A basic and energetic call to action,
This review is from: ENGAGED (Paperback)
I am put off by excessive use of capital letters and exclamation points. The source of an insight's power is determined by the value of what it reveals, not by how it is expressed. There are no head-snapping revelations in this book, nor does Gregg Lederman make any such claim. He offers several sound (albeit predictable) principles on which to build customers relationships that, in turn, make it possible to build a company. Apparently he is among very few people who still believe that it is possible to assemble and then sustain a [begin italics] fully [end italics] active, productive, and engaged workforces. However, it is quite possible and highly desirable to increase the percentage of those who are. In his book, Lederman explains HOW.
It was (and remains) difficult for me to suggest for whom the book was written. Possibilities:
o Owner/CEOs of small companies
o C-level executives
o Department heads
o Middle managers
o Those preparing for a career in business
o Those who have only recently embarked on one
o All or some of the above
There's more heat than light in Lederman's presentation of material but if a reader really works at it, it is possible to piece together the components of a sound action plan, one that is most appropriate to the needs, interests, resources, and strategic objectives of the given enterprise.
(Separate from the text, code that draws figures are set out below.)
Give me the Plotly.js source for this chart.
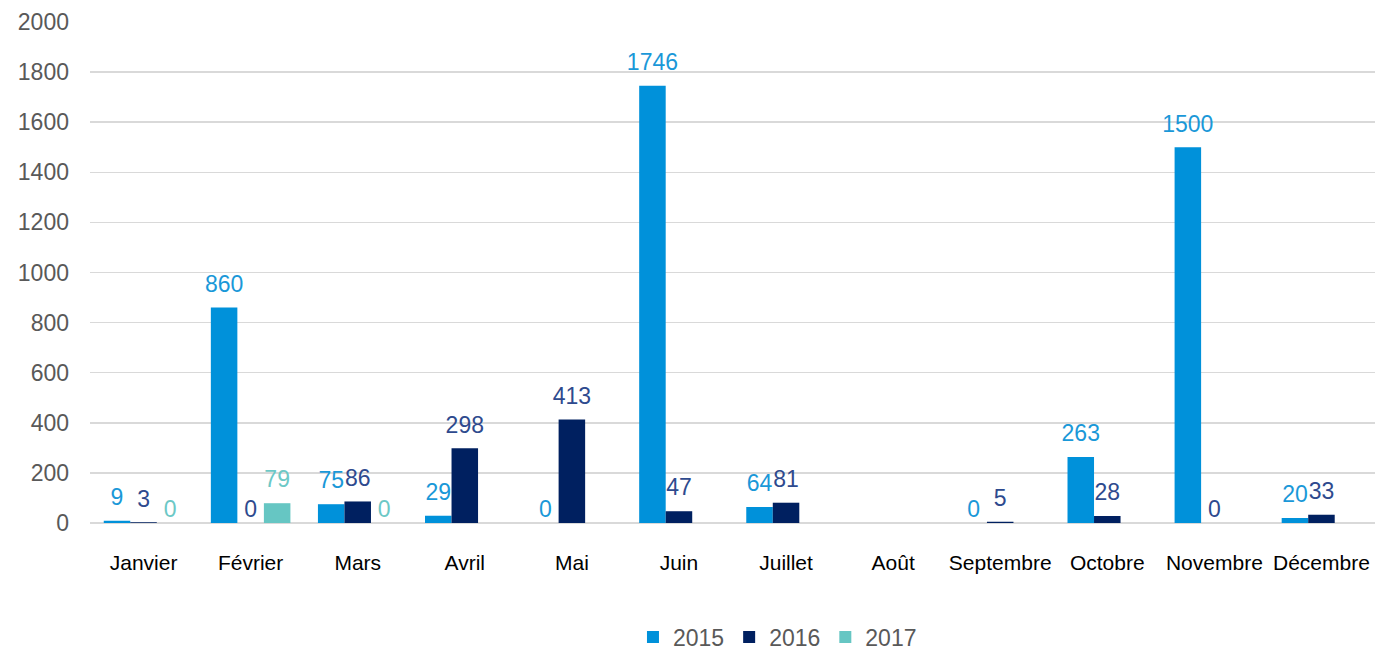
<!DOCTYPE html>
<html>
<head>
<meta charset="utf-8">
<script src="https://cdn.plot.ly/plotly-3.0.1.min.js"></script>
<style>html,body{margin:0;padding:0;background:#fff;}#chart{width:1387px;height:650px;}</style>
</head>
<body>
<div id="chart"></div>
<script>
var months = ["Janvier","Février","Mars","Avril","Mai","Juin","Juillet","Août","Septembre","Octobre","Novembre","Décembre"];
var series2015 = [9, 860, 75, 29, 0, 1746, 64, null, 0, 263, 1500, 20];
var series2016 = [3, 0, 86, 298, 413, 47, 81, null, 5, 28, 0, 33];
var series2017 = [0, 79, 0, null, null, null, null, null, null, null, null, null];
var seriesNames = ["2015", "2016", "2017"];
var yTicks = [0, 200, 400, 600, 800, 1000, 1200, 1400, 1600, 1800, 2000];

var FONT = "Liberation Sans, Arial, sans-serif";
var barColors = ["#0091DA", "#002060", "#66C6C3"];
var labelColors = ["#1A98D8", "#2E4A8E", "#6CC8C6"];
var allSeries = [series2015, series2016, series2017];

var traces = [];
allSeries.forEach(function (vals, i) {
  traces.push({
    type: "bar",
    name: seriesNames[i],
    x: months,
    y: vals,
    marker: { color: barColors[i] },
    hoverinfo: "x+y+name"
  });
});
// value labels: text scatter traces grouped like the bars (invisible markers set the gap)
allSeries.forEach(function (vals, i) {
  traces.push({
    type: "scatter",
    mode: "markers+text",
    orientation: "v",
    showlegend: false,
    x: months,
    y: vals,
    text: vals.map(function (v) { return v === null ? "" : String(v); }),
    textposition: "top center",
    textfont: { family: FONT, size: 23, color: labelColors[i] },
    marker: {
      color: "rgba(0,0,0,0)",
      opacity: 0,
      line: { width: 0, color: "rgba(0,0,0,0)" },
      size: vals.map(function (v) { return v ? 14.4 : 0; })
    },
    cliponaxis: false,
    hoverinfo: "skip"
  });
});

var layout = {
  width: 1387,
  height: 650,
  margin: { l: 90, r: 12, t: 22, b: 127 },
  paper_bgcolor: "#ffffff",
  plot_bgcolor: "#ffffff",
  barmode: "group",
  bargap: 0.257,
  bargroupgap: 0,
  scattermode: "group",
  scattergap: 0.257,
  font: { family: FONT, size: 21, color: "#595959" },
  xaxis: {
    type: "category",
    tickfont: { family: FONT, size: 21, color: "#000000" },
    showgrid: false,
    showline: false,
    ticks: "",
    ticklabelstandoff: 25
  },
  yaxis: {
    range: [0, 2000],
    tickvals: yTicks,
    ticktext: yTicks.map(String),
    tickfont: { family: FONT, size: 23, color: "#595959" },
    showgrid: true,
    gridcolor: "#D9D9D9",
    gridwidth: 1.5,
    zeroline: true,
    zerolinecolor: "#D9D9D9",
    zerolinewidth: 2,
    showline: false,
    ticks: "",
    ticklabelstandoff: 20
  },
  showlegend: true,
  legend: {
    orientation: "h",
    x: 0.535,
    xanchor: "center",
    yref: "container",
    y: 0.02,
    yanchor: "middle",
    font: { family: FONT, size: 23, color: "#595959" },
    itemwidth: 30,
    traceorder: "normal"
  }
};

Plotly.newPlot("chart", traces, layout, { displayModeBar: false, staticPlot: true });
</script>
</body>
</html>
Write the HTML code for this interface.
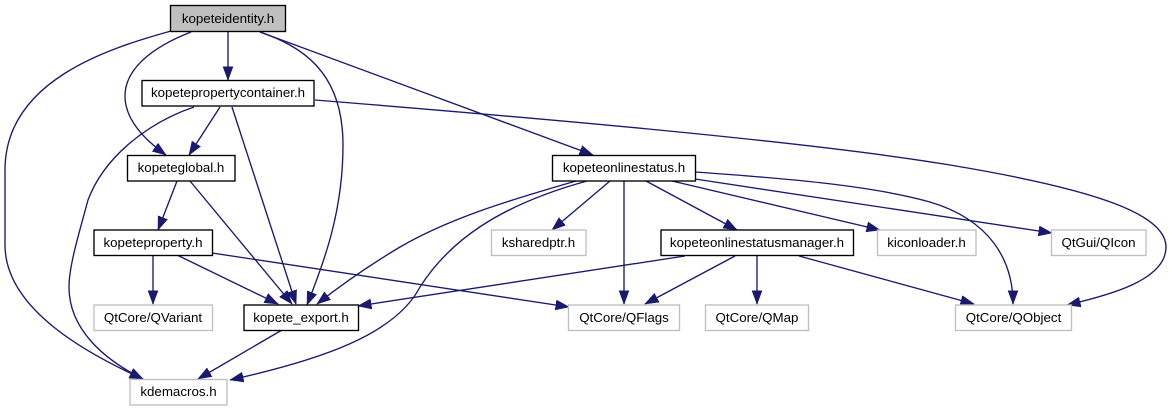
<!DOCTYPE html>
<html><head><meta charset="utf-8"><style>
html,body{margin:0;padding:0;background:#fff;width:1172px;height:411px;overflow:hidden}
svg{display:block}
text{font-family:"Liberation Sans",sans-serif;font-size:13.33px;text-anchor:middle;fill:#000}
.e path{fill:none;stroke:#191970;stroke-width:1.35;marker-end:url(#a)}
.b rect{fill:#fff;stroke:#000;stroke-width:1.35}
.g rect{fill:#fff;stroke:#bfbfbf;stroke-width:1.35}
</style></head><body>
<svg width="1172" height="411" viewBox="0 0 1172 411" xmlns="http://www.w3.org/2000/svg">
<defs><marker id="a" markerUnits="userSpaceOnUse" markerWidth="15" markerHeight="12" refX="13.5" refY="5.5" orient="auto"><path d="M0,.5L13.5,5.5L0,10.5Z" fill="#191970" stroke="#191970" stroke-width=".6"/></marker></defs>
<g class="e">
<path d="M171,31C110,48 5,80 5,170L5,245C5,310 90,355 143,379"/>
<path d="M191,32C150,48 125,70 125,96C125,120 145,140 166,155"/>
<path d="M228,32L228,80"/>
<path d="M260,32C300,46 343,70 343,145C343,210 325,260 307,305"/>
<path d="M260,32L593,155"/>
<path d="M220,107L189,155"/>
<path d="M194,107C150,122 105,155 88,200C80,230 69,265 69,287C69,330 105,360 143,379"/>
<path d="M232,107L296,304"/>
<path d="M315,100C500,115 800,140 950,165C1100,190 1166,215 1166,247C1166,280 1110,295 1067,305"/>
<path d="M177,181L158,230"/>
<path d="M190,181L292,304"/>
<path d="M153,255L153,304"/>
<path d="M177,255L278,304"/>
<path d="M212,253L569,307"/>
<path d="M282,330L198,379"/>
<path d="M576,181C510,200 450,218 400,247C370,265 345,282 317,304"/>
<path d="M587,181C500,205 450,240 420,287C395,335 320,360 230,380"/>
<path d="M610,181L552,230"/>
<path d="M624,181L624,304"/>
<path d="M646,181L737,230"/>
<path d="M672,181L880,230"/>
<path d="M695,179L1052,233"/>
<path d="M695,172C780,178 870,185 930,202C990,220 1013,260 1013,304"/>
<path d="M685,256L358,306"/>
<path d="M735,256L645,304"/>
<path d="M757,256L757,304"/>
<path d="M799,256L974,304"/>
</g>
<g class="b">
<rect x="170.5" y="5.5" width="115" height="26" style="fill:#bfbfbf"/><text x="228" y="23">kopeteidentity.h</text>
<rect x="142" y="80.5" width="172" height="25.5"/><text x="228" y="97">kopetepropertycontainer.h</text>
<rect x="127.5" y="155.5" width="107.5" height="25.5"/><text x="181" y="172">kopeteglobal.h</text>
<rect x="94" y="230" width="118.5" height="25.5"/><text x="153" y="247">kopeteproperty.h</text>
<rect x="244" y="305" width="114.5" height="25.5"/><text x="301" y="322">kopete_export.h</text>
<rect x="552.5" y="155.5" width="143" height="25.5"/><text x="624" y="172">kopeteonlinestatus.h</text>
<rect x="661" y="230" width="192.5" height="25.5"/><text x="757" y="247">kopeteonlinestatusmanager.h</text>
</g>
<g class="g">
<rect x="94" y="305" width="118.5" height="25.5"/><text x="153" y="322">QtCore/QVariant</text>
<rect x="130" y="379.5" width="97" height="25.5"/><text x="178.5" y="396">kdemacros.h</text>
<rect x="491.5" y="230" width="94.5" height="25.5"/><text x="538.5" y="247">ksharedptr.h</text>
<rect x="877.5" y="230" width="98.5" height="25.5"/><text x="926.5" y="247">kiconloader.h</text>
<rect x="1051.5" y="230" width="94.5" height="25.5"/><text x="1098.5" y="247">QtGui/QIcon</text>
<rect x="568.5" y="305" width="111" height="25.5"/><text x="624" y="322">QtCore/QFlags</text>
<rect x="705.5" y="305" width="103" height="25.5"/><text x="757" y="322">QtCore/QMap</text>
<rect x="955.5" y="305" width="116" height="25.5"/><text x="1013.5" y="322">QtCore/QObject</text>
</g>
</svg>
</body></html>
I do take issues with a few points. Here are three:
o Lederman suggests "Five Levels of Engagement," apparently oblivious to the fact that a worker, during the course of a normal business day, a worker may be functioning on all of them.
o "Employees are not your greatest asset" incorrectly suggests -- or at least implies -- that either employees or customers but not both are most valuable. In fact, Herb Kelleher (retired chairman and CEO of Southwest Airlines rejects such limited thinking: "Our people take great care of our customers and then our customers take great care of our shareholders."
o "If you don't have it, build it." Why not buy, lease or borrow it? Why not obtain it with a strategic ally? I do agree, however, that it is far better to hire high-potentials and develop them as peak performers than it is to "buy superstars." If a workplace environment is viewed as a garden, then it must be one that nourishes human growth.
The material in this book is basic but generally sound. There are countless opportunities to present it more effectively. I hope that Gregg Lederman does that if there is a revised and updated edition.